:: STATED GOAL ::
From the listing below, work out how many lines contain "using". Reply with that number only.

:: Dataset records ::
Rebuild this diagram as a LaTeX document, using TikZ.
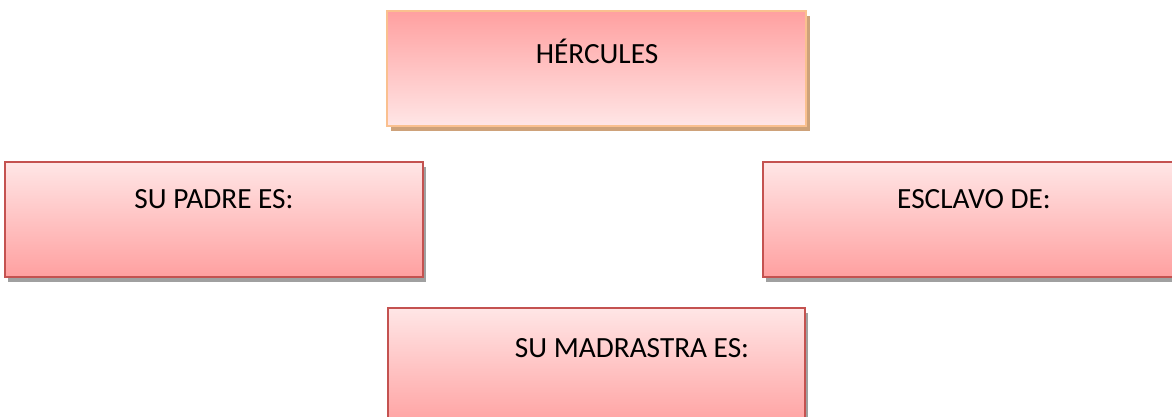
\documentclass[tikz,border=0pt]{standalone}
\usepackage{fontspec}
\setmainfont{Carlito}
\usetikzlibrary{shadows}
\definecolor{pinkdark}{RGB}{255,160,160}
\definecolor{pinklight}{RGB}{255,230,230}
\definecolor{orangeborder}{RGB}{250,192,143}
\definecolor{redborder}{RGB}{196,82,80}
\definecolor{tanshadow}{RGB}{206,162,122}
\definecolor{grayshadow}{RGB}{160,160,160}
\tikzset{
  boxbase/.style={rectangle, inner sep=0pt, line width=1.8pt},
  topbox/.style={boxbase, draw=orangeborder, top color=pinkdark, bottom color=pinklight,
    drop shadow={shadow xshift=4pt, shadow yshift=-5pt, fill=tanshadow, opacity=1}},
  subbox/.style={boxbase, draw=redborder, top color=pinklight, bottom color=pinkdark,
    drop shadow={shadow xshift=3pt, shadow yshift=-5pt, fill=grayshadow, opacity=1}},
  lbl/.style={font=\fontsize{29.3}{35}\selectfont, text=black, inner sep=0pt, anchor=base}
}
\begin{document}
\begin{tikzpicture}[x=1pt,y=-1pt]
\useasboundingbox (0,0) rectangle (1172,416);
\clip (0,0) rectangle (1172,416);
\node[topbox, minimum width=419pt, minimum height=115pt] (herc) at (596.5,68.5) {};
\node[subbox, minimum width=418pt, minimum height=115pt] (padre) at (214,219.5) {};
\node[subbox, minimum width=418pt, minimum height=115pt] (esclavo) at (972,219.5) {};
\node[subbox, minimum width=417pt, minimum height=120pt] (madrastra) at (596.5,368) {};
\node[lbl] (t1) at (597,63) {HÉRCULES};
\node[lbl] (t2) at (214,208) {SU PADRE ES:};
\node[lbl] (t3) at (974,208) {ESCLAVO DE:};
\node[lbl] (t4) at (632,357) {SU MADRASTRA ES:};
\end{tikzpicture}
\end{document}
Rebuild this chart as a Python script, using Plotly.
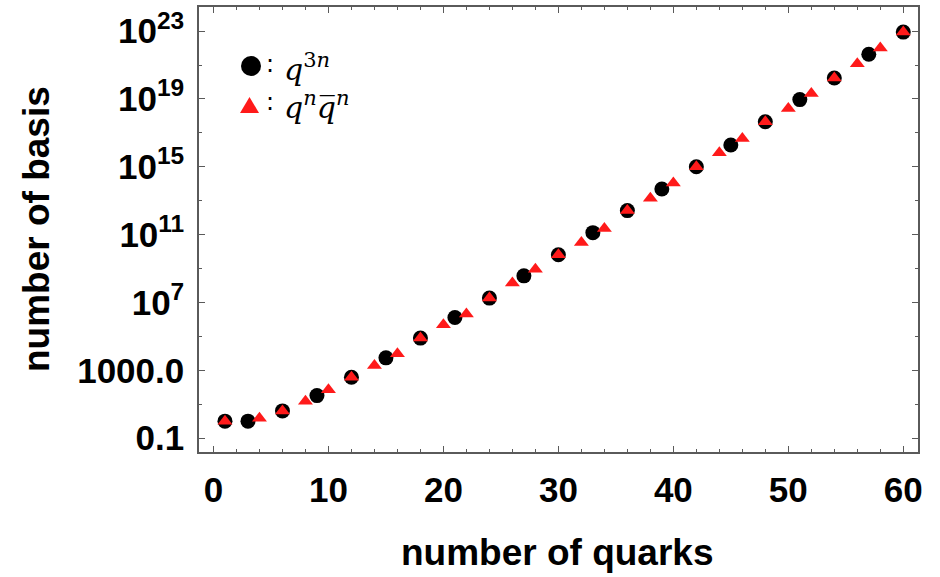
import plotly.graph_objects as go

# number of quarks vs. number of colour-singlet basis states
quarks_q3n = [1, 3, 6, 9, 12, 15, 18, 21, 24, 27, 30, 33, 36, 39, 42, 45, 48, 51, 54, 57, 60]
basis_q3n = [1, 1, 4, 32, 390, 5.4e3, 7.9e4, 1.3e6, 1.8e7, 3.7e8, 6.5e9, 1.3e11, 2.6e12,
             4.9e13, 1.0e15, 1.9e16, 4.5e17, 9.1e18, 1.7e20, 4.3e21, 8.7e22]

quarks_qqbar = [1, 4, 6, 8, 10, 12, 14, 16, 18, 20, 22, 24, 26, 28, 30, 32, 34, 36, 38, 40,
                42, 44, 46, 48, 50, 52, 54, 56, 58, 60]
basis_qqbar = [1, 1.5, 4, 15, 72, 390, 1.9e3, 9.5e3, 7.9e4, 4.9e5, 2.1e6, 1.8e7, 1.4e8, 9.1e8,
               6.5e9, 3.4e10, 2.3e11, 2.6e12, 1.4e13, 1.1e14, 1.0e15, 6.6e15, 4.7e16, 4.5e17,
               2.7e18, 2.1e19, 1.7e20, 1.2e21, 1.0e22, 8.7e22]

ytick_vals = [1e-1, 1e3, 1e7, 1e11, 1e15, 1e19, 1e23]
ytick_text = ["0.1", "1000.0", "10<sup>7</sup>", "10<sup>11</sup>", "10<sup>15</sup>",
              "10<sup>19</sup>", "10<sup>23</sup>"]
yminor_vals = [1e1, 1e5, 1e9, 1e13, 1e17, 1e21]

W, H = 940, 577
L, R, T, B = 199, 22, 7, 125
PW, PH = W - L - R, H - T - B

frame = "#5a5a5a"
tick_font = dict(family="Liberation Sans, Arial, sans-serif", size=35, color="black", weight="bold")
math_font = dict(family="DejaVu Serif, Liberation Serif, serif", size=30, color="black")
colon_font = dict(family="DejaVu Sans, sans-serif", size=24, color="black")

fig = go.Figure()
fig.add_trace(go.Scatter(
    x=quarks_q3n, y=basis_q3n, mode="markers", name="q3n",
    marker=dict(symbol="circle", size=15, color="black"), showlegend=False))
fig.add_trace(go.Scatter(
    x=quarks_qqbar, y=basis_qqbar, mode="markers", name="qnqbarn",
    marker=dict(symbol="triangle-up", size=13, color="#ff1a1a"), showlegend=False))


def px_x(p):
    return (p - L) / PW


def px_y(p):
    return (H - B - p) / PH


# legend keys
fig.add_shape(type="circle", xref="paper", yref="paper",
              x0=px_x(241), x1=px_x(261), y0=px_y(76), y1=px_y(56),
              fillcolor="black", line=dict(width=0))
fig.add_shape(type="path", xref="paper", yref="paper",
              path=f"M {px_x(240)} {px_y(113)} L {px_x(259)} {px_y(113)} L {px_x(249.5)} {px_y(97)} Z",
              fillcolor="#ff1a1a", line=dict(width=0))
fig.add_annotation(xref="paper", yref="paper", x=px_x(264), y=px_y(64), xanchor="left", yanchor="middle",
                   text=":", showarrow=False, font=colon_font)
fig.add_annotation(xref="paper", yref="paper", x=px_x(264), y=px_y(102), xanchor="left", yanchor="middle",
                   text=":", showarrow=False, font=colon_font)
fig.add_annotation(xref="paper", yref="paper", x=px_x(282), y=px_y(67), xanchor="left", yanchor="middle",
                   text="<i>q</i><sup>3<i>n</i></sup>", showarrow=False, font=math_font)
fig.add_annotation(xref="paper", yref="paper", x=px_x(282), y=px_y(105), xanchor="left", yanchor="middle",
                   text="<i>q</i><sup><i>n</i></sup><i>q\u0305</i><sup><i>n</i></sup>",
                   showarrow=False, font=math_font)

# axis titles
title_font = dict(family="Liberation Sans, Arial, sans-serif", size=37, color="black", weight="bold")
fig.add_annotation(xref="paper", yref="paper", x=px_x(557), y=px_y(552), xanchor="center", yanchor="middle",
                   text="number of quarks", showarrow=False, font=title_font)
fig.add_annotation(xref="paper", yref="paper", x=px_x(37), y=px_y(229), xanchor="center", yanchor="middle",
                   text="number of basis", textangle=-90, showarrow=False, font=title_font)

fig.update_xaxes(
    range=[-1.26, 61.28], showgrid=False, zeroline=False,
    showline=True, linecolor=frame, linewidth=1.5, mirror="ticks",
    ticks="inside", ticklen=6, tickwidth=1.3, tickcolor=frame,
    tick0=0, dtick=10, tickfont=tick_font, ticklabelstandoff=6,
    minor=dict(ticks="inside", ticklen=3.5, tickwidth=1.1, tickcolor=frame, dtick=2, showgrid=False),
)
fig.update_yaxes(
    type="log", range=[-1.82, 24.42], showgrid=False, zeroline=False,
    showline=True, linecolor=frame, linewidth=1.5, mirror="ticks",
    ticks="inside", ticklen=6, tickwidth=1.3, tickcolor=frame,
    tickmode="array", tickvals=ytick_vals, ticktext=ytick_text,
    tickfont=tick_font, ticklabelstandoff=6,
    minor=dict(ticks="inside", ticklen=3.5, tickwidth=1.1, tickcolor=frame,
               tickmode="array", tickvals=yminor_vals, showgrid=False),
)
fig.update_layout(
    width=W, height=H, margin=dict(l=L, r=R, t=T, b=B, autoexpand=False),
    plot_bgcolor="white", paper_bgcolor="white", showlegend=False,
)

fig.write_html("out.html")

:: OUTPUT FOR THIS TASK ::
2